Medical record provisions in physician employment agreements are something physicians should be concerned about. Almost every physician employment agreement will provide that the employer, rather than the employed physician, owns the medical records. This provision is completely reasonable during the term of a physician’s employment. However, many first drafts of physician employment agreements also provide that after the physician leaves, the employer will transfer records at the physician’s expense to a patient that wants to continue to be seen by that physician. As a practical matter, most practices do not charge patients for a copy of their charts – so this is really a punitive provision. I usually attempt to negotiate a provision that patients may request that their medical records be moved at the expense of the patient.
The physician should also be given the right to free access to any medical record necessary to defend the physician against any actual or threatened malpractice action or peer review activity. If possible, I also attempt to negotiate a provision that authorizes free copies of any record useful in any legal action – including a legal action between the physician and the employer.
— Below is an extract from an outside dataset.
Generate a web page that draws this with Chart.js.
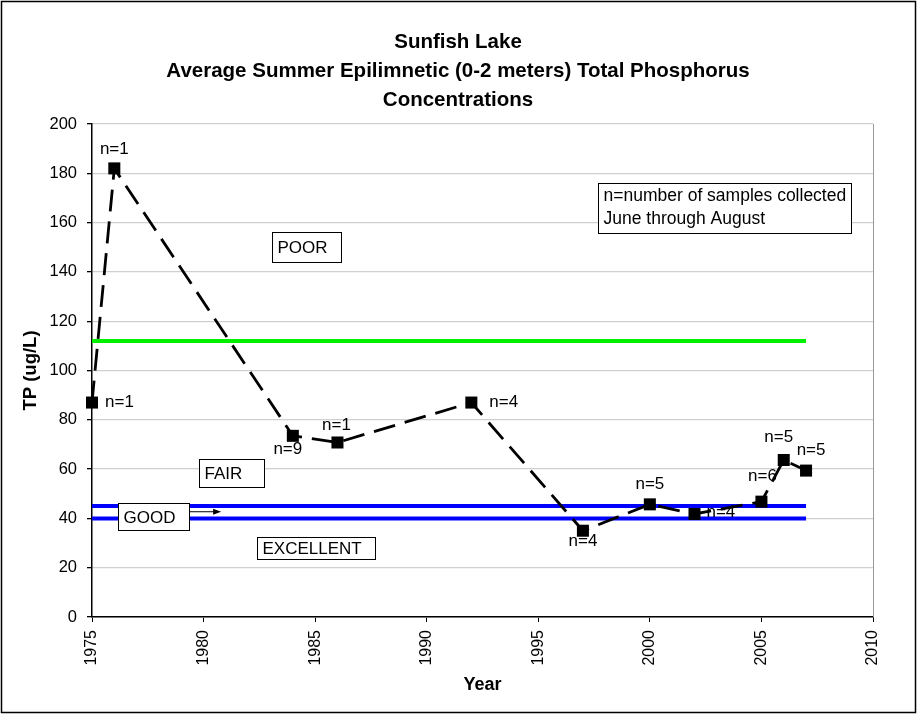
<!DOCTYPE html>
<html>
<head>
<meta charset="utf-8">
<script src="https://cdn.jsdelivr.net/npm/chart.js@4.4.1/dist/chart.umd.min.js"></script>
<style>
    html, body { margin: 0; padding: 0; background: #fff; }
    #wrap { width: 918px; height: 715px; position: relative; }
</style>
</head>
<body>
<div id="wrap"><canvas id="chart"></canvas></div>
<script>
(function () {
    "use strict";

    // Data
    const years = [1975, 1976, 1984, 1986, 1992, 1997, 2000, 2002, 2005, 2006, 2007];
    const tpValues = [87, 182, 73.5, 70.8, 87, 35, 45.7, 41.8, 46.8, 63.7, 59.4];
    const sampleCounts = ["n=1", "n=1", "n=9", "n=1", "n=4", "n=4", "n=5", "n=4", "n=6", "n=5", "n=5"];

    // Trophic class boundaries (ug/L)
    const thresholdYears = [1975, 2007];
    const poorFairLine = [112, 112];
    const fairGoodLine = [45, 45];
    const goodExcellentLine = [40, 40];

    const titleLines = [
        "Sunfish Lake",
        "Average Summer Epilimnetic (0-2 meters) Total Phosphorus",
        "Concentrations",
    ];

    // Label placement around each point, in pixels (dx, dy, align)
    const labelOffsets = [
        [13, 0, "left"], [0, -19, "center"], [-5, 13, "center"], [-1, -17, "center"],
        [18, 0, "left"], [0, 11, "center"], [0, -20, "center"], [12, -2, "left"],
        [1, -25, "center"], [-5, -23, "center"], [5, -20, "center"],
    ];

    const FONT = "'Liberation Sans', Arial, Helvetica, sans-serif";

    const toPoints = (xs, ys) => xs.map((x, i) => ({ x: x, y: ys[i] }));

    // Boxed class labels: anchor year / value of left-middle, box size in px
    const classBoxes = [
        { text: "POOR", year: 1983.07, value: 150.2, w: 69, h: 30 },
        { text: "FAIR", year: 1979.8, value: 58.5, w: 65, h: 28 },
        { text: "GOOD", year: 1976.17, value: 40.8, w: 71, h: 27 },
        { text: "EXCELLENT", year: 1982.4, value: 28.0, w: 118, h: 22 },
    ];

    const annotations = {
        id: "annotations",
        afterDatasetsDraw(chart) {
            const { ctx, scales: { x, y }, chartArea } = chart;
            ctx.save();

            // plot area right edge
            ctx.strokeStyle = "#9a9a9a";
            ctx.lineWidth = 1;
            ctx.beginPath();
            ctx.moveTo(Math.round(chartArea.right) + 0.5, chartArea.top);
            ctx.lineTo(Math.round(chartArea.right) + 0.5, chartArea.bottom);
            ctx.stroke();

            // n= labels
            ctx.font = "17px " + FONT;
            ctx.fillStyle = "#000";
            ctx.textBaseline = "middle";
            years.forEach((yr, i) => {
                const px = x.getPixelForValue(yr);
                const py = y.getPixelForValue(tpValues[i]);
                const o = labelOffsets[i];
                ctx.textAlign = o[2];
                ctx.fillText(sampleCounts[i], px + o[0], py + o[1]);
            });

            // class boxes
            ctx.textAlign = "left";
            classBoxes.forEach((b) => {
                const bx = Math.round(x.getPixelForValue(b.year)) + 0.5;
                const by = Math.round(y.getPixelForValue(b.value) - b.h / 2) + 0.5;
                ctx.fillStyle = "#fff";
                ctx.fillRect(bx, by, b.w, b.h);
                ctx.strokeStyle = "#000";
                ctx.lineWidth = 1;
                ctx.strokeRect(bx, by, b.w, b.h);
                ctx.fillStyle = "#000";
                ctx.fillText(b.text, bx + 5, by + b.h / 2 + 1);
            });

            // arrow from GOOD box towards the good band
            const good = classBoxes[2];
            const ax0 = x.getPixelForValue(good.year) + good.w;
            const ay = y.getPixelForValue(42.7);
            const ax1 = ax0 + 32;
            ctx.strokeStyle = "#000";
            ctx.lineWidth = 1;
            ctx.beginPath();
            ctx.moveTo(ax0, ay);
            ctx.lineTo(ax1 - 6, ay);
            ctx.stroke();
            ctx.beginPath();
            ctx.moveTo(ax1, ay);
            ctx.lineTo(ax1 - 8, ay - 3);
            ctx.lineTo(ax1 - 8, ay + 3);
            ctx.closePath();
            ctx.fill();

            // note box
            const nx = Math.round(x.getPixelForValue(1997.68)) + 0.5;
            const ny = Math.round(y.getPixelForValue(176.2)) + 0.5;
            ctx.fillStyle = "#fff";
            ctx.fillRect(nx, ny, 253, 50);
            ctx.strokeRect(nx, ny, 253, 50);
            ctx.fillStyle = "#000";
            ctx.font = "17.5px " + FONT;
            ctx.fillText("n=number of samples collected", nx + 5, ny + 13);
            ctx.fillText("June through August", nx + 5, ny + 36);

            ctx.restore();
        },
        afterDraw(chart) {
            const { ctx } = chart;
            ctx.save();
            ctx.strokeStyle = "#000";
            ctx.lineWidth = 1.5;
            ctx.strokeRect(1.5, 1.5, 914, 711);
            ctx.restore();
        },
    };

    const ctx = document.getElementById("chart").getContext("2d");

    new Chart(ctx, {
        type: "line",
        data: {
            datasets: [
                {
                    data: toPoints(years, tpValues),
                    borderColor: "#000",
                    borderWidth: 2.8,
                    borderDash: [22, 10],
                    pointStyle: "rect",
                    pointRadius: 8.5,
                    pointBackgroundColor: "#000",
                    pointBorderColor: "#000",
                    pointBorderWidth: 0,
                    clip: false,
                    order: 0,
                },
                {
                    data: toPoints(thresholdYears, poorFairLine),
                    borderColor: "#00f000",
                    borderWidth: 4,
                    pointRadius: 0,
                    order: 1,
                },
                {
                    data: toPoints(thresholdYears, fairGoodLine),
                    borderColor: "#0000ff",
                    borderWidth: 4,
                    pointRadius: 0,
                    order: 1,
                },
                {
                    data: toPoints(thresholdYears, goodExcellentLine),
                    borderColor: "#0000ff",
                    borderWidth: 4,
                    pointRadius: 0,
                    order: 1,
                },
            ],
        },
        options: {
            responsive: true,
            maintainAspectRatio: false,
            animation: false,
            layout: {
                padding: { top: 4, left: 4, right: 6, bottom: 4 },
            },
            plugins: {
                legend: { display: false },
                tooltip: { enabled: false },
                title: {
                    display: true,
                    text: titleLines,
                    color: "#000",
                    font: { family: FONT, size: 20.5, weight: "bold", lineHeight: 1.415 },
                    padding: { top: 23.5, bottom: 9.5 },
                },
            },
            scales: {
                x: {
                    type: "linear",
                    min: 1975,
                    max: 2010,
                    afterFit: (scale) => {
                        scale.height = 94;
                    },
                    ticks: {
                        stepSize: 5,
                        minRotation: 90,
                        maxRotation: 90,
                        padding: 8,
                        color: "#000",
                        font: { family: FONT, size: 16 },
                        callback: (v) => String(v),
                    },
                    grid: {
                        drawOnChartArea: false,
                        tickLength: 5,
                        tickColor: "#000",
                    },
                    border: { color: "#000", width: 1.5 },
                    title: {
                        display: true,
                        text: "Year",
                        color: "#000",
                        font: { family: FONT, size: 18, weight: "bold" },
                        padding: { top: 0, bottom: 15 },
                    },
                },
                y: {
                    min: 0,
                    max: 200,
                    afterFit: (scale) => {
                        scale.width = 88;
                    },
                    ticks: {
                        stepSize: 20,
                        padding: 10,
                        color: "#000",
                        font: { family: FONT, size: 16.5 },
                        callback: (v) => String(v),
                    },
                    grid: {
                        color: "#cfcfcf",
                        lineWidth: 1.3,
                        tickLength: 5,
                        tickColor: "#000",
                    },
                    border: { color: "#000", width: 1.5 },
                    title: {
                        display: true,
                        text: "TP (ug/L)",
                        color: "#000",
                        font: { family: FONT, size: 18.5, weight: "bold" },
                        padding: { top: 16, bottom: 0 },
                    },
                },
                // empty right-hand axis, only reserves the margin right of the plot
                yRight: {
                    position: "right",
                    min: 0,
                    max: 200,
                    afterFit: (scale) => {
                        scale.width = 39;
                    },
                    ticks: { display: false },
                    grid: { display: false },
                    border: { display: false },
                },
            },
        },
        plugins: [annotations],
    });
})();
</script>
</body>
</html>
A related issue in medical record provisions in physician employment agreements is the confidentiality the physician is required to maintain. Medical records are obviously protected by HIPAA and similar state laws. Although it is reasonable to require the physician to treat all medical records as confidential, some medical record provisions in physician employment agreements go so far as to prohibit the physician from disclosing any information about the employer without the prior written permission of the employer. In these provisions it is important to allow an exception for any information that the physician is required to disclose pursuant to legal process. I would encourage any physician to sing like the proverbial bird if they are subpoenaed or questioned in any legal process.